A few examples of the many things affecting your brand
When you understand that your brand will be built on the emotions your products and company evoke for your customers, you can see that a lot more goes into shaping your brand than the color-scheme your marketing team chooses.
In fact, pretty much every step your organization takes—and this includes your resellers acting on your behalf—can affect your brand. For example:
- How does a customer feel she’s treated when she interacts with your employees?
- What story does your product enable customers to tell themselves about themselves?
- How do people perceive what your executives say in the media?
- How does your company handle negative customer feedback or bad media reviews?
- What are your company’s core values? What would buying one of your products say about your customer’s values?
- What promises do your products make, and does the public believe those promises?
- How do you price your products? What does that say about your company? What would buying your products a those prices say about your customers?
- How does doing business with your resellers make your customers feel?
This list could go on and on. As we hope we’re making clear here, every time anyone across your company (or at any of your resellers) makes a decision that affects your company, or has an interaction with anyone in the public, that incident can influence your company’s brand—for better or worse.
Of course, no matter who you are or how much company authority you have, you can’t police every move that every person in your organization makes.
But if you have brand protection responsibility, it’s important for you to understand that your brand has the potential to be affected, shaped, improved, or damaged by anyone at your company, at any given moment of every day.
This course will focus on those threats to your brand that you can help guard against—such as preventing resale price erosion and keeping your products out of the hands of gray-market sellers.
First, though, let’s take a look at a concrete example of the right way to build and protect a brand. This will be fun…
Branding done magically—the Disney example
When you think of the name Disney, what immediately comes to mind?
Maybe your first thought was family-friendly entertainment, or Mickey Mouse, or the Pixar movies, or theme parks, or cruises. That’s all part of what makes Disney Disney. But the name probably conjures up a lot more, even if you don’t realize it at first. Try this thought experiment.
If you had a problem at a Disney theme park…
Imagine you were at Disneyland, and something went wrong. Maybe you couldn’t get your locker opened. Or your Fast Pass didn’t work for a particular ride. If you went to Disney’s Customer Service, what do you expect would happen? How do you imagine they’d treat you?
Spectacularly, right? They would fix the issue, whatever it was. They would make every effort to get you back on track and having fun as quickly as possible. And they would make you and your family all feel special while they did it.
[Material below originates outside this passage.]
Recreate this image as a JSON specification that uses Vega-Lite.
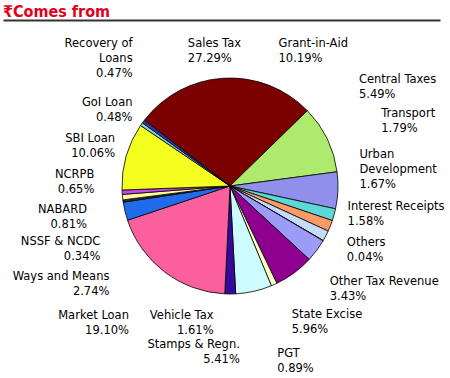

You’d never expect to encounter a rude or uninterested “cast member” (Disney’s term for all of its employees at its theme parks). You’d never expect to be turned away unsatisfied, or told that helping you “isn’t my job.” You’d expect outstanding service. And you’d get it.
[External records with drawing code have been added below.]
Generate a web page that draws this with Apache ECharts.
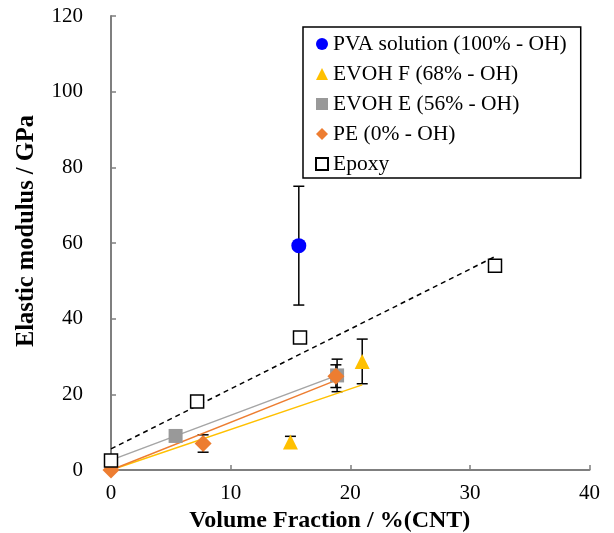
<!DOCTYPE html>
<html><head><meta charset="utf-8">
<script src="https://cdn.jsdelivr.net/npm/echarts@6/dist/echarts.min.js"></script>
<style>html,body{margin:0;padding:0;background:#fff}#c{width:614px;height:533px}</style>
</head><body><div id="c"></div>
<script>
// ---- data ----
const seriesNames = ['PVA solution (100% - OH)', 'EVOH F (68% - OH)', 'EVOH E (56% - OH)', 'PE (0% - OH)', 'Epoxy'];
const xPVA = [15.7];            const yPVA = [59.3];            const ePVA = [15.7];
const xEVOHF = [15.0, 21.0];    const yEVOHF = [7.4, 28.7];     const eEVOHF = [1.5, 5.9];
const xEVOHE = [5.4, 18.9];     const yEVOHE = [9.0, 25.0];     const eEVOHE = [0, 4.3];
const xPE = [0, 7.7, 18.8];     const yPE = [0, 7.0, 24.8];     const ePE = [0, 2.3, 3.0];
const xEpoxy = [0, 7.2, 15.8, 32.1]; const yEpoxy = [2.5, 18.1, 35.0, 54.0];
const xTicks = [0, 10, 20, 30, 40];
const yTicks = [0, 20, 40, 60, 80, 100, 120];

const FONT = "'Liberation Serif', 'Times New Roman', serif";
const colors = ['#0000FF', '#FFC000', '#A5A5A5', '#ED7D31', '#000000'];

function pts(xs, ys) { return xs.map((x, i) => [x, ys[i]]); }
function fit(xs, ys, zeroIntercept) {
  const n = xs.length;
  let slope, b;
  if (zeroIntercept) {
    let sxy = 0, sxx = 0;
    for (let i = 0; i < n; i++) { sxy += xs[i] * ys[i]; sxx += xs[i] * xs[i]; }
    slope = sxy / sxx; b = 0;
  } else {
    const mx = xs.reduce((a, v) => a + v, 0) / n, my = ys.reduce((a, v) => a + v, 0) / n;
    let sxy = 0, sxx = 0;
    for (let i = 0; i < n; i++) { sxy += (xs[i] - mx) * (ys[i] - my); sxx += (xs[i] - mx) ** 2; }
    slope = sxy / sxx; b = my - slope * mx;
  }
  const x1 = Math.max(...xs);
  return [[0, b], [x1, b + slope * x1]];
}
function errSeries(xs, ys, es) {
  const data = xs.map((x, i) => [x, ys[i], es[i]]).filter(d => d[2] > 0);
  return {
    type: 'custom', silent: true, z: 1, data: data,
    encode: { x: 0, y: 1 },
    renderItem: function (params, api) {
      const x = api.value(0), y = api.value(1), e = api.value(2);
      const t = api.coord([x, y + e]), bt = api.coord([x, y - e]);
      const w = 5.5, st = { stroke: '#000', lineWidth: 1.5 };
      return { type: 'group', children: [
        { type: 'line', shape: { x1: t[0], y1: t[1], x2: bt[0], y2: bt[1] }, style: st },
        { type: 'line', shape: { x1: t[0] - w, y1: t[1], x2: t[0] + w, y2: t[1] }, style: st },
        { type: 'line', shape: { x1: bt[0] - w, y1: bt[1], x2: bt[0] + w, y2: bt[1] }, style: st }
      ] };
    }
  };
}
function trend(xs, ys, zero, color, dashed) {
  return { type: 'line', silent: true, z: 3, symbol: 'none', data: fit(xs, ys, zero),
    lineStyle: { color: color, width: 1.5, type: dashed ? [5, 4] : 'solid' } };
}
function scatter(i, xs, ys, symbol, size, style) {
  return { name: seriesNames[i], type: 'scatter', z: 4, symbol: symbol, symbolSize: size,
    data: pts(xs, ys), itemStyle: Object.assign({ opacity: 1 }, style), emphasis: { disabled: true } };
}

const chart = echarts.init(document.getElementById('c'), null, { renderer: 'canvas' });
chart.setOption({
  animation: false,
  backgroundColor: '#fff',
  grid: { left: 111, right: 24.5, top: 16, bottom: 63, outerBoundsMode: 'none' },
  legend: {
    data: seriesNames.map((n, i) => ({ name: n, icon: ['circle', 'triangle', 'rect', 'diamond', 'rect'][i] })),
    orient: 'vertical', left: 303, top: 27,
    padding: [6, 14, 3, 12], itemGap: 8, itemWidth: 12, itemHeight: 12,
    borderColor: '#000', borderWidth: 1.5, backgroundColor: '#fff',
    textStyle: { fontFamily: FONT, fontSize: 21.5, color: '#000', lineHeight: 21 },
    selectedMode: false
  },
  xAxis: {
    type: 'value', min: 0, max: 40, interval: 10,
    name: 'Volume Fraction / %(CNT)', nameLocation: 'middle', nameGap: 29,
    nameTextStyle: { fontFamily: FONT, fontSize: 24, fontWeight: 'bold', color: '#000', padding: [0, 41, 0, 0] },
    axisLine: { show: true, lineStyle: { color: '#7f7f7f', width: 2 } },
    axisTick: { show: true, inside: true, length: 5, lineStyle: { color: '#7f7f7f', width: 1.5 } },
    axisLabel: { fontFamily: FONT, fontSize: 21, color: '#000', margin: 13, formatter: v => xTicks.includes(v) ? String(v) : '' },
    splitLine: { show: false }
  },
  yAxis: {
    type: 'value', min: 0, max: 120, interval: 20,
    name: 'Elastic modulus / GPa', nameLocation: 'middle', nameGap: 72,
    nameTextStyle: { fontFamily: FONT, fontSize: 24.5, fontWeight: 'bold', color: '#000', padding: [0, 0, 0, 24] },
    axisLine: { show: true, lineStyle: { color: '#7f7f7f', width: 2 } },
    axisTick: { show: true, inside: true, length: 5, lineStyle: { color: '#7f7f7f', width: 1.5 } },
    axisLabel: { fontFamily: FONT, fontSize: 21, color: '#000', margin: 28, formatter: v => yTicks.includes(v) ? String(v) : '' },
    splitLine: { show: false }
  },
  series: [
    errSeries(xPVA, yPVA, ePVA),
    errSeries(xEVOHF, yEVOHF, eEVOHF),
    errSeries(xEVOHE, yEVOHE, eEVOHE),
    errSeries(xPE, yPE, ePE),
    trend(xEVOHF, yEVOHF, true, colors[1], false),
    trend(xEVOHE, yEVOHE, false, colors[2], false),
    trend(xPE, yPE, true, colors[3], false),
    trend(xEpoxy, yEpoxy, false, '#000', true),
    scatter(0, xPVA, yPVA, 'circle', 15, { color: colors[0] }),
    scatter(1, xEVOHF, yEVOHF, 'triangle', 15, { color: colors[1] }),
    scatter(2, xEVOHE, yEVOHE, 'rect', 14, { color: '#999999' }),
    scatter(3, xPE, yPE, 'diamond', 17, { color: colors[3] }),
    scatter(4, xEpoxy, yEpoxy, 'rect', 13, { color: '#fff', borderColor: '#000', borderWidth: 1.5 })
  ]
});
</script></body></html>
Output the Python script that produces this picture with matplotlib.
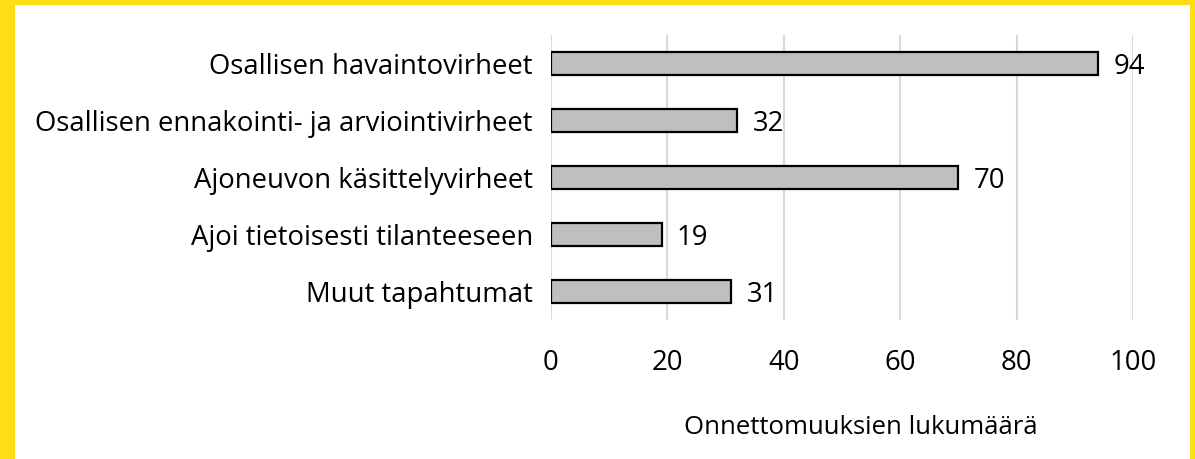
import matplotlib.pyplot as plt
import matplotlib.patches as patches

# data
categories = ["Osallisen havaintovirheet",
              "Osallisen ennakointi- ja arviointivirheet",
              "Ajoneuvon käsittelyvirheet",
              "Ajoi tietoisesti tilanteeseen",
              "Muut tapahtumat"]
counts = [94, 32, 70, 19, 31]
xticks = [0, 20, 40, 60, 80, 100]
xlabel = "Onnettomuuksien lukumäärä"

plt.rcParams['font.family'] = ['Open Sans', 'DejaVu Sans']
fs = 19.8

W, H = 1195, 459
fig = plt.figure(figsize=(W / 100, H / 100), dpi=100)

# yellow frame (left 15px, top 5px, right 5px)
fig.patches.append(patches.Rectangle((0, 0), 1, 1, transform=fig.transFigure,
                                     facecolor='#fddd16', edgecolor='none', zorder=-2))
fig.patches.append(patches.Rectangle((15 / W, 0), (W - 20) / W, (H - 5) / H,
                                     transform=fig.transFigure,
                                     facecolor='white', edgecolor='none', zorder=-1))

x0, x1 = 551, 1133
y0, y1 = 35, 320
ax = fig.add_axes([x0 / W, 1 - y1 / H, (x1 - x0) / W, (y1 - y0) / H])
ax.set_facecolor('none')

ypos = list(range(len(categories)))
ax.barh(ypos, counts, height=0.39, color='#bfbfbf', edgecolor='black',
        linewidth=1.6, zorder=3)
for y, v in zip(ypos, counts):
    ax.text(v + 2.6, y + 0.06, str(v), va='center', ha='left', fontsize=fs, color='black', zorder=4)

ax.set_ylim(len(categories) - 0.5, -0.5)
ax.set_xlim(0, 100)
ax.set_yticks(ypos)
ax.set_yticklabels(categories, fontsize=fs)
ax.set_xticks(xticks)
ax.set_xticklabels([str(t) for t in xticks], fontsize=fs)
ax.tick_params(axis='both', length=0)
ax.tick_params(axis='x', pad=21)
ax.tick_params(axis='y', pad=13)
ax.grid(axis='x', color='#d9d9d9', linewidth=1.5, zorder=0)
for s in ax.spines.values():
    s.set_visible(False)

# axis title sits a bit right of the axes centre in the original
fig.text(861 / W, 1 - 427 / H, xlabel, ha='center', va='center', fontsize=18.5)

fig.savefig('out.png', dpi=100)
Because that’s what Disney means to us: An entertainment experience that’s—go ahead, admit it—magical. That sense of magic is built right into our feelings about Disney.
How does Disney do it?
Think about this. We hear everywhere in public discourse that our culture is coarsening. Network TV regularly features profanity and nudity. Politics has become cruder and nastier than it’s ever been. Commercials, billboards, magazine covers at supermarket checkout stands — all are more graphic, more explicit, and more potentially offensive than ever.
Often in this public discussion, you’ll hear parents complaining that they worry about allowing their kids unsupervised access to any popular culture: TV, video games, websites, social media, even books.
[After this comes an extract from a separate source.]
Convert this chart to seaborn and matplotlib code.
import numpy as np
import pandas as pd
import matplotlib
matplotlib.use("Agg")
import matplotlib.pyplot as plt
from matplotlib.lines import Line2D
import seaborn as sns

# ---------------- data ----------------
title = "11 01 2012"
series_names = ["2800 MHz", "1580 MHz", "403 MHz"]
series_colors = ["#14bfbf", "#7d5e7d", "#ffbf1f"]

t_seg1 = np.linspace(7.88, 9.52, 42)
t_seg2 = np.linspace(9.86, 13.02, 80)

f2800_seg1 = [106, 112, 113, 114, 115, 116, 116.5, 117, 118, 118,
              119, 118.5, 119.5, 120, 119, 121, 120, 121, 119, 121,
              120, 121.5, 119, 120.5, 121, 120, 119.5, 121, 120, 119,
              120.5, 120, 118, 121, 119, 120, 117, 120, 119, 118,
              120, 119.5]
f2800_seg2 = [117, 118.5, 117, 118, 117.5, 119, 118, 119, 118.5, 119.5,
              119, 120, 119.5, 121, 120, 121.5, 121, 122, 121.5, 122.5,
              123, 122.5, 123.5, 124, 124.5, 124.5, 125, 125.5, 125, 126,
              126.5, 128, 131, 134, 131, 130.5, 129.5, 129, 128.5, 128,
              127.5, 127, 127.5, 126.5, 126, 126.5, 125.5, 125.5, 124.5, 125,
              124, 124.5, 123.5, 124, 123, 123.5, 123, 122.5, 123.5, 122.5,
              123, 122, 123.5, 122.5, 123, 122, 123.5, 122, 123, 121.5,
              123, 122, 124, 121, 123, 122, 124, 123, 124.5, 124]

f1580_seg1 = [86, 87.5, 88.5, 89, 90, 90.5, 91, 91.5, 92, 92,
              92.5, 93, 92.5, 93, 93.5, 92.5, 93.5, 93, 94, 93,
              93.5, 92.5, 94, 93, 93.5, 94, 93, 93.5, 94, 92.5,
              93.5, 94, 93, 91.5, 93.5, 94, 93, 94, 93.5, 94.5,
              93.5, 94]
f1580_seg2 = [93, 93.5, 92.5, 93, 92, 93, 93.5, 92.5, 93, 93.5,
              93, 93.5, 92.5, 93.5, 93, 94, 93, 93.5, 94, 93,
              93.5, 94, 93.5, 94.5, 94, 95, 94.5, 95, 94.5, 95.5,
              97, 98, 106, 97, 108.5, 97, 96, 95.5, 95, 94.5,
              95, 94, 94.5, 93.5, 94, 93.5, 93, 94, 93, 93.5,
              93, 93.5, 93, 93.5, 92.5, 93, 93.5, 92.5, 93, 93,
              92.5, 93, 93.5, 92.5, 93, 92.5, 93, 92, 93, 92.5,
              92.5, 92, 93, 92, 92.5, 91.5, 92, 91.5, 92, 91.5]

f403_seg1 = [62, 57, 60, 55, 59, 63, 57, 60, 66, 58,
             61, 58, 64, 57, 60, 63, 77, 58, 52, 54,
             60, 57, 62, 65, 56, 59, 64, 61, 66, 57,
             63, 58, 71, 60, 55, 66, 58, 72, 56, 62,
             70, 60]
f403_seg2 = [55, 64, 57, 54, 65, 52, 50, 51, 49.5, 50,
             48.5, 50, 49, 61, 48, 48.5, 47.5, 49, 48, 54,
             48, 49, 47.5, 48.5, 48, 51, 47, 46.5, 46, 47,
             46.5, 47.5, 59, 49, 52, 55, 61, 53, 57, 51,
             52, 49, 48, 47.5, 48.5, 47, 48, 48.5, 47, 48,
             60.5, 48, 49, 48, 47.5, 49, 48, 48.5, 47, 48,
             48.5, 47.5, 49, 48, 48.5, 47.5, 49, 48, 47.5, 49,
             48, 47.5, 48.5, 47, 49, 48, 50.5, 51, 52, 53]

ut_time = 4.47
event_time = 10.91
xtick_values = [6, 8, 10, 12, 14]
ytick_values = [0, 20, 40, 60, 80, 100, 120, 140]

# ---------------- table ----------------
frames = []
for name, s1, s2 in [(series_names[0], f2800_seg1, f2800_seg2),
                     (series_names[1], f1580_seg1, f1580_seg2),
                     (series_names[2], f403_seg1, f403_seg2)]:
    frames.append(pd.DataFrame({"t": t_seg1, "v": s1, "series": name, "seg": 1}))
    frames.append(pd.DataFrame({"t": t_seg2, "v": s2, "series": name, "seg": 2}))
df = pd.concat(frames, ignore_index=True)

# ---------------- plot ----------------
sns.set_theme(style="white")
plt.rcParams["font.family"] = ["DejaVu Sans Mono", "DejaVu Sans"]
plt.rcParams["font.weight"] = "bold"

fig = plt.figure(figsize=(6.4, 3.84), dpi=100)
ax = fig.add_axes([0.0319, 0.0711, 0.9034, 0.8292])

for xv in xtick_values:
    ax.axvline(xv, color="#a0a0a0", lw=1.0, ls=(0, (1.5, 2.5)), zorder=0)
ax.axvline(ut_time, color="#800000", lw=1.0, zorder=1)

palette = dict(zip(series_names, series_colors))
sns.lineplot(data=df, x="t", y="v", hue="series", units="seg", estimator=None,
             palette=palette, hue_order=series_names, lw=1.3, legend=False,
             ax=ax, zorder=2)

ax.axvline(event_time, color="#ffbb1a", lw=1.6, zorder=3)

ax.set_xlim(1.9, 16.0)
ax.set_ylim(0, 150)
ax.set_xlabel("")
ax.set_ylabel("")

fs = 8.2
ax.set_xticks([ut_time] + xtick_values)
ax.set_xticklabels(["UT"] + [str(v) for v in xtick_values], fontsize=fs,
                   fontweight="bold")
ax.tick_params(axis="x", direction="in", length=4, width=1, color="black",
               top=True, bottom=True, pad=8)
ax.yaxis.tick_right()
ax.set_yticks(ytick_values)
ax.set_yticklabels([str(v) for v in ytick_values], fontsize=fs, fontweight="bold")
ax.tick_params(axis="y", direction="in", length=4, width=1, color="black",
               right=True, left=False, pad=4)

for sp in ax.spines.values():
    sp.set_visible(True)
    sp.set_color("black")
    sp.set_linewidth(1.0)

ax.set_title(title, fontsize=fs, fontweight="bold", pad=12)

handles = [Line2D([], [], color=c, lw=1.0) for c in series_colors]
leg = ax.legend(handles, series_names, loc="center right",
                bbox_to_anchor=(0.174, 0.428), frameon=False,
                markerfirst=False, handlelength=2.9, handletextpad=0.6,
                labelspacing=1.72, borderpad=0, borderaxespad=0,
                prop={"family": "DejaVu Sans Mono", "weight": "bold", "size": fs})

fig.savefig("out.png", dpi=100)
And yet, if they see the name Disney attached to it, those same parents won’t think twice about allowing their kids to see the movie, watch the show, or play the game.
Disney has earned a reputation for child-appropriate entertainment that parents can trust not to compromise their children’s innocence or undermine the parents’ own values. As a result, simply knowing that it is a Disney product is almost always enough to earn the approval and comfort of even the most protective parents.
So how have they accomplished this? How has Disney built such a powerful, trusted brand? There are a lot of factors at play in Disney’s brand magic, but let’s consider just one of things they’ve done so brilliantly:
Disney built its brand around positive, family-friendly fare—and it protects and reinforces that singular message every day.
Whatever the actual product or experience a customer purchases—a day at an amusement park, a movie, even a cruise—that customer knows it was designed for families and the content will be appropriate for young children.
In other words, Disney has made a clear promise to customers, and it has always kept that promise.
They certainly could have gone for edgier content, and perhaps earned some short-term profits by shocking customers with out-of-character experiences at their parks or in their films. But that would have meant breaking Disney’s family-friendly promise. And that would have undermined the company’s multibillion-dollar long-term brand value.
Making a clear promise to a specific type of customer, and keeping that promise year after year for decades, is one way that Disney has made its products the default choice for customers—even if all they know about the product is that Disney made it.